Debate on Financial Reform Blocked by Senate Republicans

After the financial meltdown was blamed for a major part on unregulated derivatives and credit default swaps (CDS), the Democrats are pushing to pass the financial reform bill that will bring in more regulation of the financial industry. But this has become a case of easier said than done as the Republicans are firmly opposed to the bill and have blocked it from being brought on the Senate floor for debate. Senate Republicans want to add significant changes to the bill and question Democrats’ tough regulations for financial institutions.

Senator Christopher Dodd, chairman of the Senate Banking Committee, who has proposed most of the tough regulations and restrictions on financial institutions, is vocal about how the deregulation of the financial industry over the last two decades has been the prime cause of the crisis, affecting housing values, jobs and incomes all over the country.

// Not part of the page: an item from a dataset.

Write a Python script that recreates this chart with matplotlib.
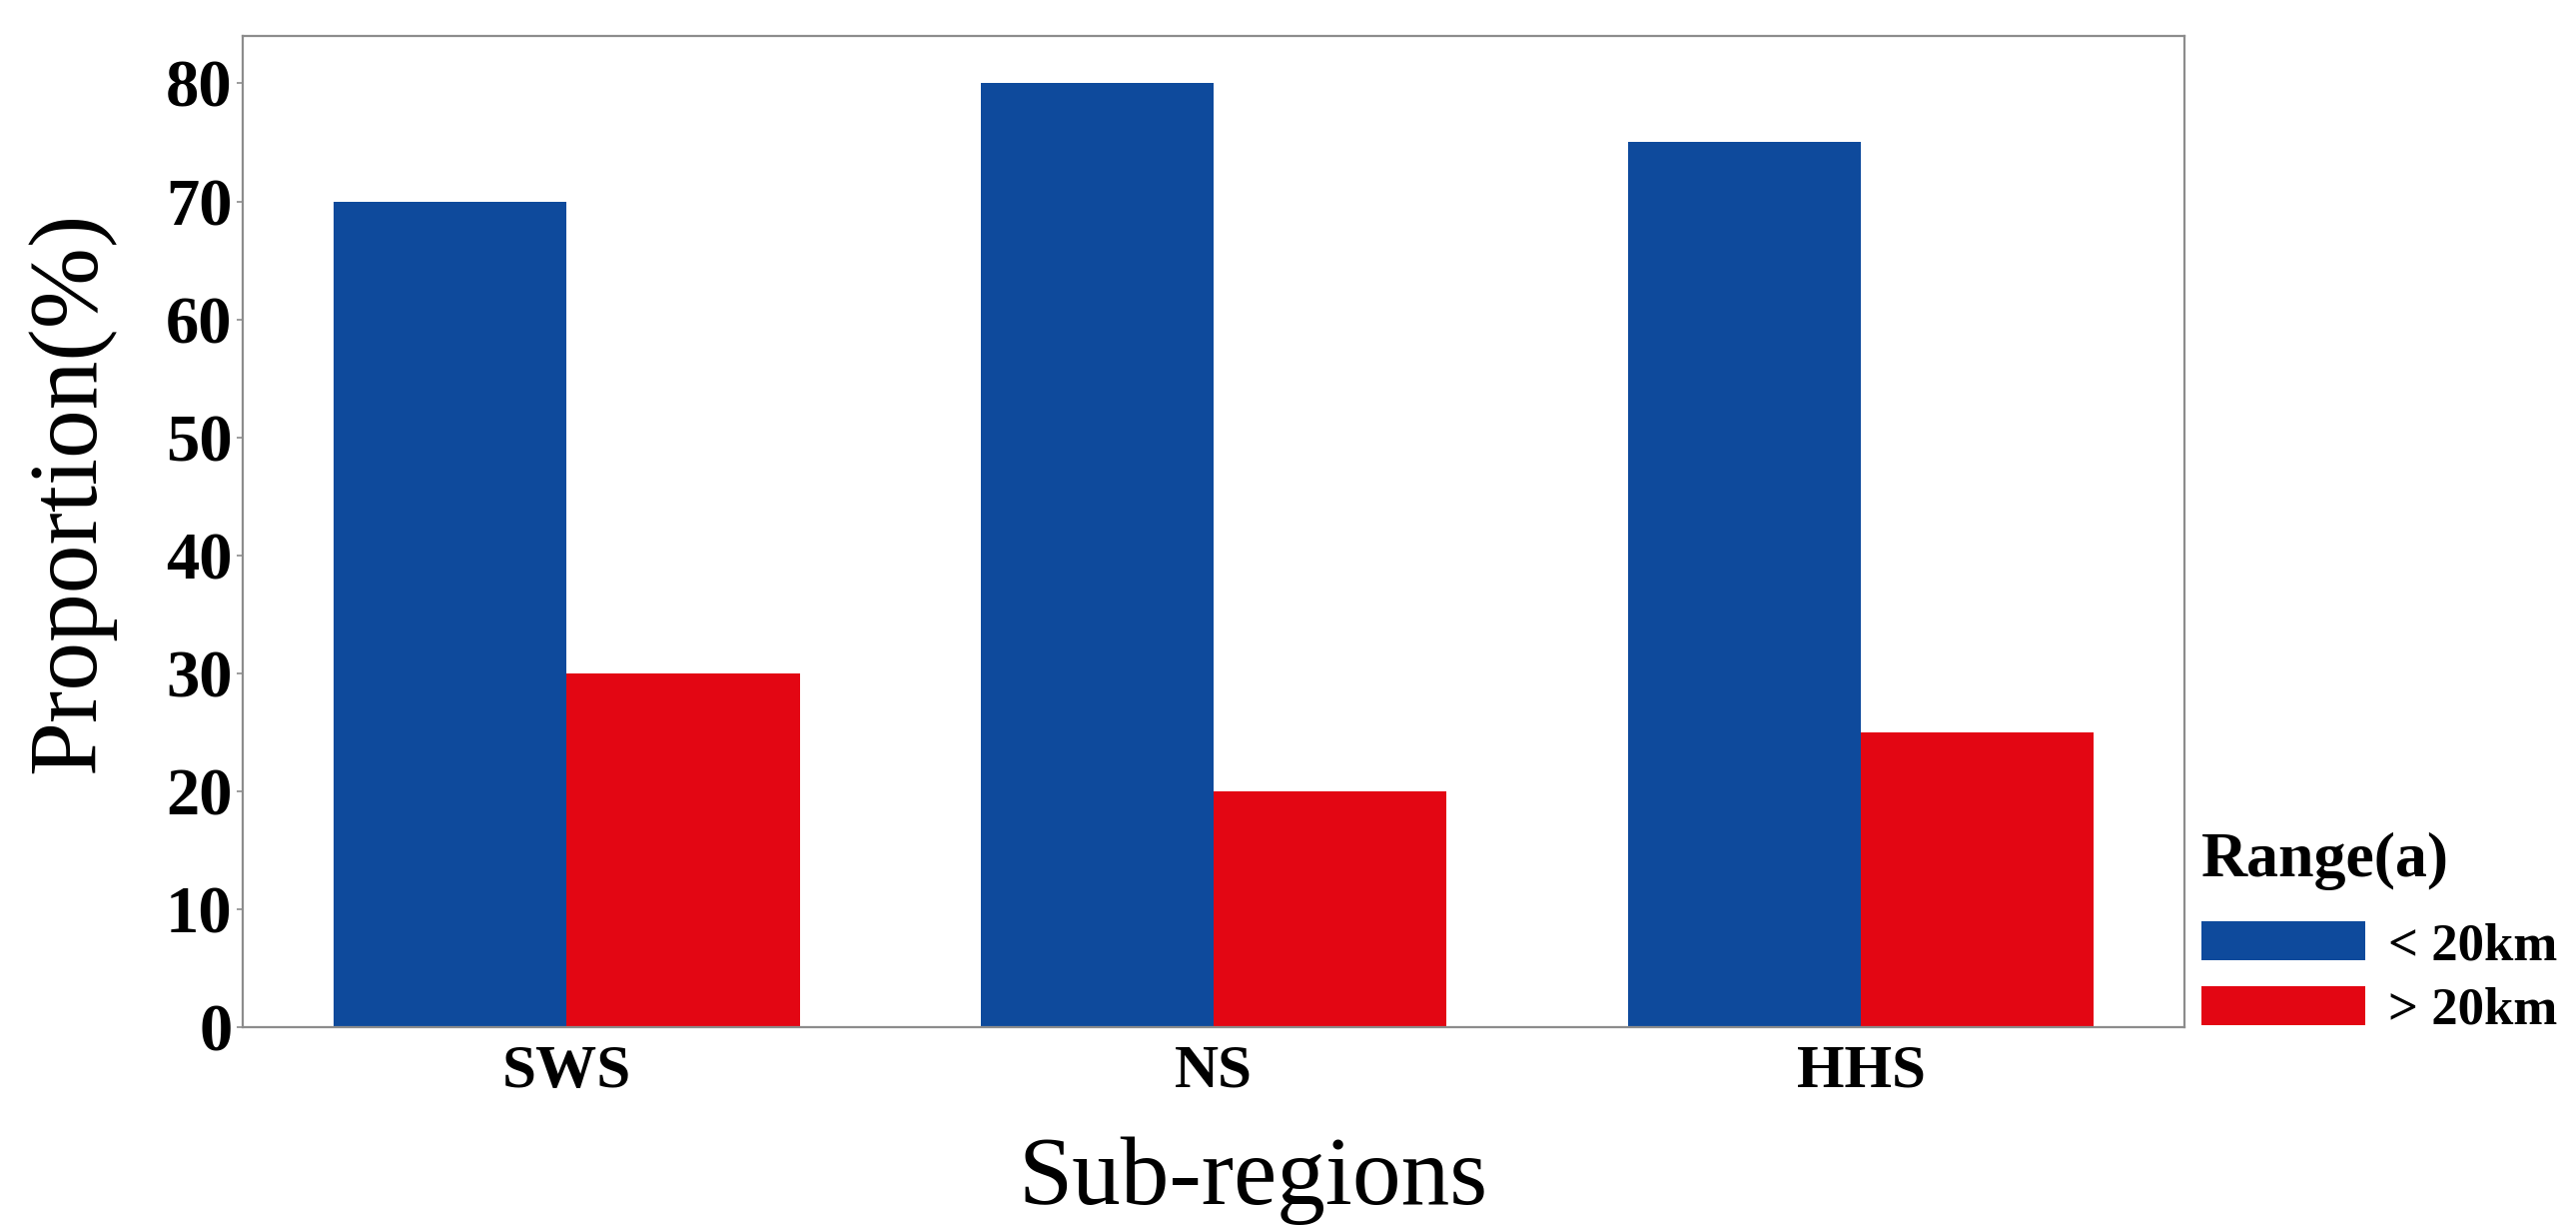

One restriction proposed by Dodd calls for banks to trade derivatives by dividing their business into different units, each being allocated money from different sources. Derivatives are financial contracts whose value is dependent on the performance of other market instruments. They have become extremely unpopular in the aftermath of the financial crisis.

AIG’s derivatives trading caused its downfall and subsequent bail out using taxpayers’ money. Goldman Sachs is currently being sued by multiple states for betting on derivatives that went horribly wrong, worsening the sub-prime mortgage crisis.

The provisions of the proposed bill include giving the government the power to close financial institutions that are believed to be destabilizing the financial system. Consumers requiring financing will also be provided elaborate information by a new agency that will protect them from aggressive tactics of financial companies.

The bill proposes a turnaround of the banking system by moving supervision of smaller banks from under the Federal Reserve to the Federal Deposit Insurance Corp and the Office of the Comptroller of the Currency. It also intends to gives shareholders a bigger say in electing directors and deciding management compensation.

Democrats have indicated that they intend to bring the bill to the Senate floor for debate again. The overall mood in Washington is that of imposing stronger regulations on financial institutions and the public sentiment is along the same lines. But the willing lawmakers will have to cross several major political hurdles and fierce lobbying by the financial industry before the reform proposals are signed into law.